### Material provided:
** Begin **

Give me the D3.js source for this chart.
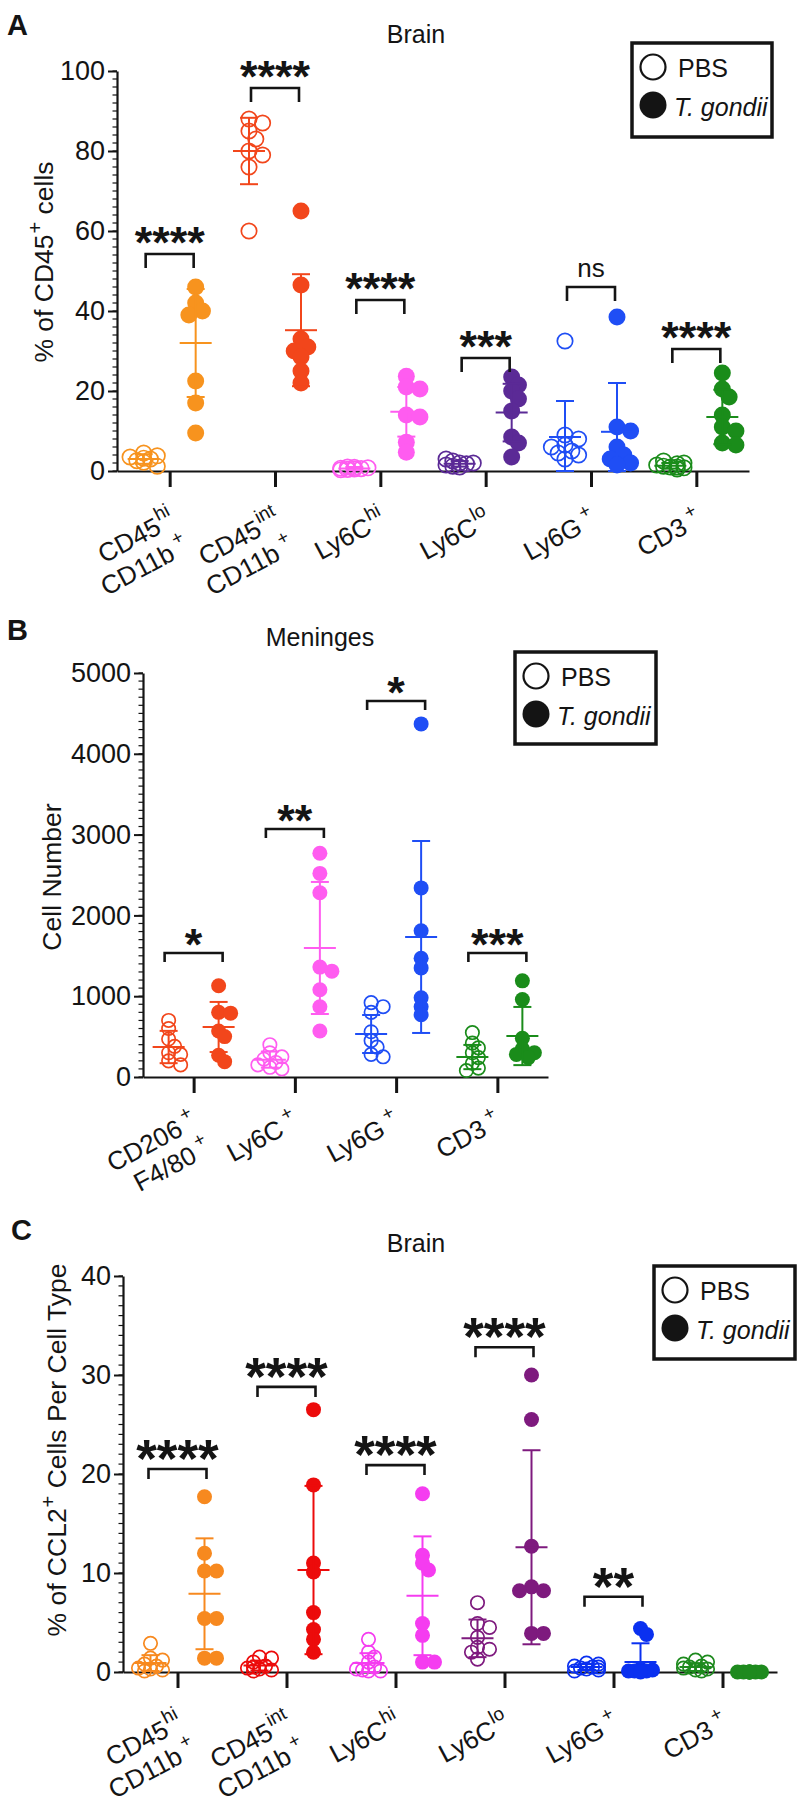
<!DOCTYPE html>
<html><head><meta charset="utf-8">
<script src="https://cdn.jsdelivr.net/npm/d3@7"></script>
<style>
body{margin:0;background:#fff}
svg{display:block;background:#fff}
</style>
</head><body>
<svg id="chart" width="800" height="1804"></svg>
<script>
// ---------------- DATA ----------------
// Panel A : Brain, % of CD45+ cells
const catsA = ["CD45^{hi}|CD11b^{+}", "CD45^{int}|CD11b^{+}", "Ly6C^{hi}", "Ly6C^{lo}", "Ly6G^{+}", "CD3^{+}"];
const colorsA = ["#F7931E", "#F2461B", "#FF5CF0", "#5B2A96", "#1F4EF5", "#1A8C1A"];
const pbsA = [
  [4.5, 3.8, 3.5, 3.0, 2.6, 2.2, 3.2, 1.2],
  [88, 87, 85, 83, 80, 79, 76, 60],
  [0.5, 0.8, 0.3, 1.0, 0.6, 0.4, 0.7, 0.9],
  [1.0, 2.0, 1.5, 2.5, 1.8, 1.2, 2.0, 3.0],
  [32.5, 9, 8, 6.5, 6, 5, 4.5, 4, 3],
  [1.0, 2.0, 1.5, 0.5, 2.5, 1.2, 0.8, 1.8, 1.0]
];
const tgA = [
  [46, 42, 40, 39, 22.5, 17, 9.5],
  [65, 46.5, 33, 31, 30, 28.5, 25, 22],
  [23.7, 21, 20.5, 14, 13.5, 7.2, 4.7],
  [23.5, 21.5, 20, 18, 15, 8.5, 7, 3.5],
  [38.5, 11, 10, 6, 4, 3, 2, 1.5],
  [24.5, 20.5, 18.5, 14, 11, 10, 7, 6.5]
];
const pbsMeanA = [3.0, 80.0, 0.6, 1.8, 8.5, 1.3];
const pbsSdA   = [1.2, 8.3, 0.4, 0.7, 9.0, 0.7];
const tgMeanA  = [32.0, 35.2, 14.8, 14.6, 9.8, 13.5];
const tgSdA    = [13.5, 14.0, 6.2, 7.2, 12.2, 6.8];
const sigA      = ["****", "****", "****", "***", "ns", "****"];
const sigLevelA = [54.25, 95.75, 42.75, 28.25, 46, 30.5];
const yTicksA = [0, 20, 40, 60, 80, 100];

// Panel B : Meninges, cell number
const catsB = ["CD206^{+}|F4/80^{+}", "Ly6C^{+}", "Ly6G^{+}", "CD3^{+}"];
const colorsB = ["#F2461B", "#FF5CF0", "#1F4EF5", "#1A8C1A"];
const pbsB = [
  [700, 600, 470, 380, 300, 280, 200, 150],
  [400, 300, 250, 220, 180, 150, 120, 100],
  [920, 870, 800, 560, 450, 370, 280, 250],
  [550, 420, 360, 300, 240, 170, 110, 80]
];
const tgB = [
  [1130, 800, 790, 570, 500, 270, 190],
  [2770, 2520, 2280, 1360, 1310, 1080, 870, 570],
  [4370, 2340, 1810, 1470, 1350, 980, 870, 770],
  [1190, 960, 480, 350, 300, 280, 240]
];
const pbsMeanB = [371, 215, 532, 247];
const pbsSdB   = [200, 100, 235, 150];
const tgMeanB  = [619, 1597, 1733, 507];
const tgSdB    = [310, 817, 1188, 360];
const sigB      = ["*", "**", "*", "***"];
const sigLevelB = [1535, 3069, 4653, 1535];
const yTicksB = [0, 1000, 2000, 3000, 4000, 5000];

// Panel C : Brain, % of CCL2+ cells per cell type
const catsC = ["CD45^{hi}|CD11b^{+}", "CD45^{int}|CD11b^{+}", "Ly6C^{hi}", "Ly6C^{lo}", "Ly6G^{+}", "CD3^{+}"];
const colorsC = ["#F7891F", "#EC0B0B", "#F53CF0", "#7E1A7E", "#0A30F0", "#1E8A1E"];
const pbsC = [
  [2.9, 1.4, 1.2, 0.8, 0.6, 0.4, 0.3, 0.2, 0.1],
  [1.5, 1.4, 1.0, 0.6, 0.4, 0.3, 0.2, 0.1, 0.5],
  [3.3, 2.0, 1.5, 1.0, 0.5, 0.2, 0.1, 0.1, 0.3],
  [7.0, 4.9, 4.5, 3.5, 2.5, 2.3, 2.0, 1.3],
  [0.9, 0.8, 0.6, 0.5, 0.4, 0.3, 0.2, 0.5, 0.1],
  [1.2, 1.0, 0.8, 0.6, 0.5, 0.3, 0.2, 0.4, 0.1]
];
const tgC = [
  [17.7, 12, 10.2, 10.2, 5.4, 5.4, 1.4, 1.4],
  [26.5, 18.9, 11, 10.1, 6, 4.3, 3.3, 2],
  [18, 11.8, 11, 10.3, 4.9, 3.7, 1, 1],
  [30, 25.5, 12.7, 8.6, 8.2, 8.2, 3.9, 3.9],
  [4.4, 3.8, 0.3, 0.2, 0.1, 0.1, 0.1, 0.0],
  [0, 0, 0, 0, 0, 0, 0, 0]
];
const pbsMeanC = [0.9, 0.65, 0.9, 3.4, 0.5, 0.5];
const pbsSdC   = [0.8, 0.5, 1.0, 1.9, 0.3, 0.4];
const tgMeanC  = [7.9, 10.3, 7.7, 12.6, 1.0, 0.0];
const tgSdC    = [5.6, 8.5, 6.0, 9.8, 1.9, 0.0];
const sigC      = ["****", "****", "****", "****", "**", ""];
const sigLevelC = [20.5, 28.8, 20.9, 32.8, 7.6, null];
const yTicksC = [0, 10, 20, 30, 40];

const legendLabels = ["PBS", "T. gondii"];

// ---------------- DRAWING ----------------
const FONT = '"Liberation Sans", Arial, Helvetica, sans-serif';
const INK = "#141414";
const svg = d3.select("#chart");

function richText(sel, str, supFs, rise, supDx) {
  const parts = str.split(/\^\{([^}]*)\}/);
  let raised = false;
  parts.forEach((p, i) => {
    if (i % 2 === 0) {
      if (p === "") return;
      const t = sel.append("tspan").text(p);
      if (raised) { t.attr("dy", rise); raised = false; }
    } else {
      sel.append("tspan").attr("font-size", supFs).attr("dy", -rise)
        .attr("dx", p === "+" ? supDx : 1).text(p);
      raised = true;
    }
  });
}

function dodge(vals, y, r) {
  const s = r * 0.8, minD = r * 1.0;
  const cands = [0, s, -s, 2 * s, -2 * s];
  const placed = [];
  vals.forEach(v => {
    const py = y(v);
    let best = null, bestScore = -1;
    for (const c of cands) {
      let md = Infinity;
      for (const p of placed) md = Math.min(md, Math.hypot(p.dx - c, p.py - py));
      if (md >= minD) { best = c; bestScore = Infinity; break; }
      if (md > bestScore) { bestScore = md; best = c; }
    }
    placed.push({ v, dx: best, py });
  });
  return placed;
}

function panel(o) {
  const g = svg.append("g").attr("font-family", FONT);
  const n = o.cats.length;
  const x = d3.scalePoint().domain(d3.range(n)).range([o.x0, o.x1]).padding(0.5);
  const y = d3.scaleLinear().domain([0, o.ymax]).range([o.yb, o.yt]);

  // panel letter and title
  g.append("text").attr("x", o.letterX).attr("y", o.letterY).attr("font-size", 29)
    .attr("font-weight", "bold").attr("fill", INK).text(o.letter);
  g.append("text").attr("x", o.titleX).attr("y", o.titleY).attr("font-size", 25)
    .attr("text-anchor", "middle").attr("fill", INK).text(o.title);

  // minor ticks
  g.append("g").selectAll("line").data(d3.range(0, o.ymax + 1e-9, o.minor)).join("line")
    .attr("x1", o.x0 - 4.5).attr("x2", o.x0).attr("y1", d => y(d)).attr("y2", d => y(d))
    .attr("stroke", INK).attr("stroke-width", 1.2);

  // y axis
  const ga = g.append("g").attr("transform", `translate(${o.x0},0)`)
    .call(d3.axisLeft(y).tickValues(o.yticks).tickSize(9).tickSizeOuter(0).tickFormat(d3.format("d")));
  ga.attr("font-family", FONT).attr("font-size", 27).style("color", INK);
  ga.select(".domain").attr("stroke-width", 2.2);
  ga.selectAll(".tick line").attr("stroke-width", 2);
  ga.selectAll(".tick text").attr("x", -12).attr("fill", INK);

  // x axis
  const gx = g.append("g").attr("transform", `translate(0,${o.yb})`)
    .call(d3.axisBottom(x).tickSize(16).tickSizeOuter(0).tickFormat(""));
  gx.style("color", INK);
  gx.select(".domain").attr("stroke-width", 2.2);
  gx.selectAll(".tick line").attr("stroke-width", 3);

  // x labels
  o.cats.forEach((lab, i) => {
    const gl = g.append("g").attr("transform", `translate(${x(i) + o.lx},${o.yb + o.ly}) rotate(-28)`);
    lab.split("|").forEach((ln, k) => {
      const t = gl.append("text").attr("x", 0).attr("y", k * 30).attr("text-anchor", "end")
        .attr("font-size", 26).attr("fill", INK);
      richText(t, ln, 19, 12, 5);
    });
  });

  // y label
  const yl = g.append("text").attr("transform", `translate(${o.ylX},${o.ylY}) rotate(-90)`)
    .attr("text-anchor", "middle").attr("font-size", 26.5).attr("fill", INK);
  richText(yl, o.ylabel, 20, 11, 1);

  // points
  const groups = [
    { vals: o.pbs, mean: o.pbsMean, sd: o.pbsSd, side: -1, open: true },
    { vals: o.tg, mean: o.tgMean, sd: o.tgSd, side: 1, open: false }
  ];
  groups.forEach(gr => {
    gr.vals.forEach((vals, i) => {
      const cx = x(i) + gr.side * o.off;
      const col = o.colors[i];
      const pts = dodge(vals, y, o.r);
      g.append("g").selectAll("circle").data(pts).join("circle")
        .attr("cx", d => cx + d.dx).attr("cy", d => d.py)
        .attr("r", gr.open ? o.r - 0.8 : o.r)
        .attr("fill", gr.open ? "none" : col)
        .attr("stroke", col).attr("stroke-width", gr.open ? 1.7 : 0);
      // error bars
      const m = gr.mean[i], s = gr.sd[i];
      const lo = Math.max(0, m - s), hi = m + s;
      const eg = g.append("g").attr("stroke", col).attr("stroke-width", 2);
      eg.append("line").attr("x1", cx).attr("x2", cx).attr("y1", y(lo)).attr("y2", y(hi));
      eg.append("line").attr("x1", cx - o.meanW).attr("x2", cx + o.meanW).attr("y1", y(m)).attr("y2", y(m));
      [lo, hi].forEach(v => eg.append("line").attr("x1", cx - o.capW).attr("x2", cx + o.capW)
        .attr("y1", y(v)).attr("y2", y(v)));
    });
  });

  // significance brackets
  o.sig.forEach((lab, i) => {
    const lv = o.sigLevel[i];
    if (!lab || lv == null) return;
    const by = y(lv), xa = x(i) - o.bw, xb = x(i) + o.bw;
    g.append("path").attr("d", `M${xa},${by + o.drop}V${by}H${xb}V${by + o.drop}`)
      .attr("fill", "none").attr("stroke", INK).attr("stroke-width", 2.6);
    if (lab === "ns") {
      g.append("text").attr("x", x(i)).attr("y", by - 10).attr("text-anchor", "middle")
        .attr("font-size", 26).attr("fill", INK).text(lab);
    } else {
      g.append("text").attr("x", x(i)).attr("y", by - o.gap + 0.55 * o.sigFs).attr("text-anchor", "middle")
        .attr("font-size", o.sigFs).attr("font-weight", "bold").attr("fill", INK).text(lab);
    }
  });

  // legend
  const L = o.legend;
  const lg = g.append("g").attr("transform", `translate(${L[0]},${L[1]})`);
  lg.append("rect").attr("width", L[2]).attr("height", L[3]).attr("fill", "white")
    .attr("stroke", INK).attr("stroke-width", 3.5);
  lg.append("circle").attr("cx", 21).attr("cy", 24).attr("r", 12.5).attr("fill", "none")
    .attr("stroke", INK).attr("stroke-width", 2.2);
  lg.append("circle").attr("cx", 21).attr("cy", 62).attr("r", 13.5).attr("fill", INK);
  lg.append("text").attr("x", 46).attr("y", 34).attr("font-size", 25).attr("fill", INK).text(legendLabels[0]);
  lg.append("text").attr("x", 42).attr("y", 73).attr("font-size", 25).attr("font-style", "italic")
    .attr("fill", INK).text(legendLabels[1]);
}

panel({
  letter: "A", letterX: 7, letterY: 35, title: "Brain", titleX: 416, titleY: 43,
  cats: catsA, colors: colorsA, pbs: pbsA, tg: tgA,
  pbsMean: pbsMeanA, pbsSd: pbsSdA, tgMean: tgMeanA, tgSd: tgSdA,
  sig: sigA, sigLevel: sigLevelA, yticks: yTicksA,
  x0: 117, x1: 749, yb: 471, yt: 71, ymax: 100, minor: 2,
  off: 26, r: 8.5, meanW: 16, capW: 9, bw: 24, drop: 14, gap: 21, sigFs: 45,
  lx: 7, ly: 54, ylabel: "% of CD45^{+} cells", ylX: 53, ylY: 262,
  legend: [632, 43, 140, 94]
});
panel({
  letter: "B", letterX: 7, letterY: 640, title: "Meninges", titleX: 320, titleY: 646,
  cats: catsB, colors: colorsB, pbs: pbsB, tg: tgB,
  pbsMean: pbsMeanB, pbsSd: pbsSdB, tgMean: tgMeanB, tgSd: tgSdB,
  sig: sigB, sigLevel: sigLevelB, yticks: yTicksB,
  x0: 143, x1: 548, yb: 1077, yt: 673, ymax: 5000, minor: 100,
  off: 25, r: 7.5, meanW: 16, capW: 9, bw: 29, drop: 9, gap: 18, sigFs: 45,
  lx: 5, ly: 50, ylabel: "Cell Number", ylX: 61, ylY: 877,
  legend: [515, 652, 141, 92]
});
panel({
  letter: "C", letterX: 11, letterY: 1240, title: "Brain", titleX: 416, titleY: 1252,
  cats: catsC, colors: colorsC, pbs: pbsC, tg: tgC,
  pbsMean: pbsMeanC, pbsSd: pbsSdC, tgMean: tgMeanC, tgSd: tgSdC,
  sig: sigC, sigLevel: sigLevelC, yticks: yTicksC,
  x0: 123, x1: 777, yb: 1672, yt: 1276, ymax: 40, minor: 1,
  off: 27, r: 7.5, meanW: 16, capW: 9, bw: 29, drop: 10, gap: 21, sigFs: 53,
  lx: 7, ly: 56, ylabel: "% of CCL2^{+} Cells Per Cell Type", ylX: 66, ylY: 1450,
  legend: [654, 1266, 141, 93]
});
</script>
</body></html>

** End **

### The request:
Restate only the lines running from the start of the material above through the line containing "const yTicksA = [0, 20, 40, 60, 80, 100];", ends included. No pictures.

### Problem solution:
Give me the D3.js source for this chart.
<!DOCTYPE html>
<html><head><meta charset="utf-8">
<script src="https://cdn.jsdelivr.net/npm/d3@7"></script>
<style>
body{margin:0;background:#fff}
svg{display:block;background:#fff}
</style>
</head><body>
<svg id="chart" width="800" height="1804"></svg>
<script>
// ---------------- DATA ----------------
// Panel A : Brain, % of CD45+ cells
const catsA = ["CD45^{hi}|CD11b^{+}", "CD45^{int}|CD11b^{+}", "Ly6C^{hi}", "Ly6C^{lo}", "Ly6G^{+}", "CD3^{+}"];
const colorsA = ["#F7931E", "#F2461B", "#FF5CF0", "#5B2A96", "#1F4EF5", "#1A8C1A"];
const pbsA = [
  [4.5, 3.8, 3.5, 3.0, 2.6, 2.2, 3.2, 1.2],
  [88, 87, 85, 83, 80, 79, 76, 60],
  [0.5, 0.8, 0.3, 1.0, 0.6, 0.4, 0.7, 0.9],
  [1.0, 2.0, 1.5, 2.5, 1.8, 1.2, 2.0, 3.0],
  [32.5, 9, 8, 6.5, 6, 5, 4.5, 4, 3],
  [1.0, 2.0, 1.5, 0.5, 2.5, 1.2, 0.8, 1.8, 1.0]
];
const tgA = [
  [46, 42, 40, 39, 22.5, 17, 9.5],
  [65, 46.5, 33, 31, 30, 28.5, 25, 22],
  [23.7, 21, 20.5, 14, 13.5, 7.2, 4.7],
  [23.5, 21.5, 20, 18, 15, 8.5, 7, 3.5],
  [38.5, 11, 10, 6, 4, 3, 2, 1.5],
  [24.5, 20.5, 18.5, 14, 11, 10, 7, 6.5]
];
const pbsMeanA = [3.0, 80.0, 0.6, 1.8, 8.5, 1.3];
const pbsSdA   = [1.2, 8.3, 0.4, 0.7, 9.0, 0.7];
const tgMeanA  = [32.0, 35.2, 14.8, 14.6, 9.8, 13.5];
const tgSdA    = [13.5, 14.0, 6.2, 7.2, 12.2, 6.8];
const sigA      = ["****", "****", "****", "***", "ns", "****"];
const sigLevelA = [54.25, 95.75, 42.75, 28.25, 46, 30.5];
const yTicksA = [0, 20, 40, 60, 80, 100];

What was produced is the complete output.